Having the public hearings beforehand will give the committee a chance to hear comments from state residents who say their neighborhood would better identify with their representation if their district were reconfigured differently.

“We can get feedback, but we won’t be drawing the maps before the hearing,” Weld said. “The maps will be driven by the data we receive.”

Storch said she expects a public hearing will be held in the Wheeling area, but no date or location has been selected.

“It will give us an opportunity to hear the concerns of the constituents, and after that we hope to have a clearer picture,” she said.

Storch expects most of those attending will want to speak most about Congressional redistricting.

“There are some people out there who believe the Congressional districts should divide the state north to south, and there are others who firmly believe it should be drawn east to west,” Storch said. “But it all comes down to what’s best for Northern Panhandle representation and that we have an advocate from our area of West Virginia.”

She noted the three Republican incumbents who represent West Virginia in the U.S. House — David B. McKinley in the 1st District, Alex Mooney in the 2nd District; and Carol Miller in the 3rd District — have never had to run against each other.

“Two will likely have to (next year),” Storch said.

Storch and Fluharty live in the same Woodsdale neighborhood, but Storch isn’t so certain lines can’t be drawn to create separate districts for them.

“We are in different voting precincts, and different census blocks,” she explained. “It will be difficult for people who voted for us both when they don’t see both of us on the ballot. People largely know its coming, but it still will come as a shocker to many in 2022 that you may only see one of us on your ballot.”

Storch served on the redistricting committee following the 2010 Census in 2011. It will be the first time there for Weld and Fluharty.

“It bodes well for Ohio County that Erikka and I are both on the committee,” Fluharty said. “My understanding is that we are in different voting precincts.

“While we live technically close, the map should be data driven. It shouldn’t be a determination based on human factors.”

The issue with redistricting is going to be the time crunch, Fluharty said.

“I agree you would want the input first, but you also want to make sure the lines are drawn independently so there are no court challenges,” he explained. “The incentive to get this done in a manner not influenced by elections and partisanship.

“Ideally, you would get the data then have public hearings. But we’re up against a time crunch.”

He believes the goal is to have the maps decided by November.
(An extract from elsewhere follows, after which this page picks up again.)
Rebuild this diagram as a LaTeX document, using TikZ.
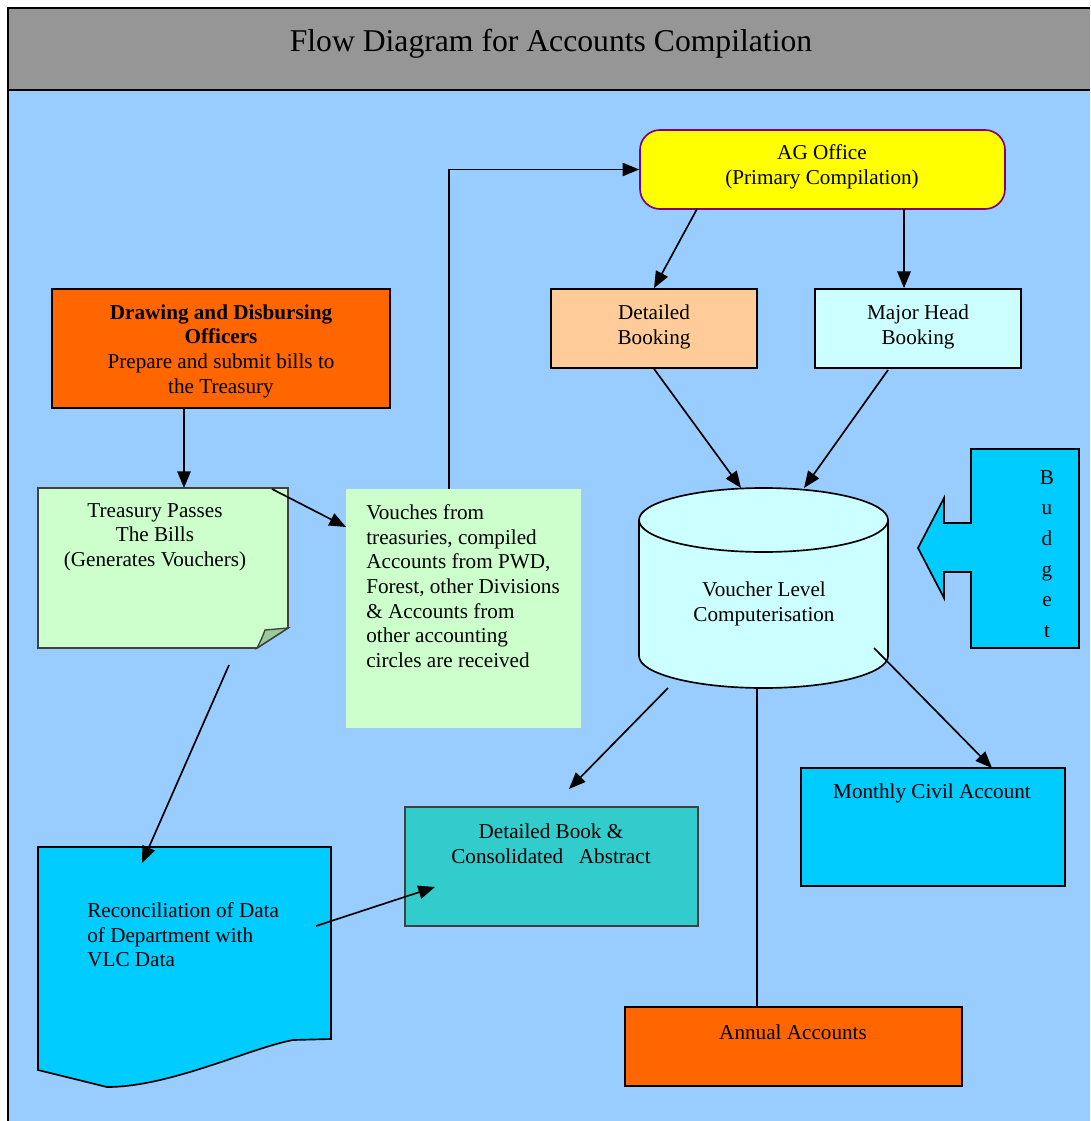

There will also be residency requirement questions regarding how long a candidate must have lived within the newly created district before running for office, according to Fluharty.

“My question is how are Republicans going to draw a map when they have 78 members (in the House of Delegates)?,” Fluharty asked. “We will have 100 single districts being drawn by Republicans who represent nearly 80 percent of the state.

“I would like to be a fly on the wall during those discussions,” he said.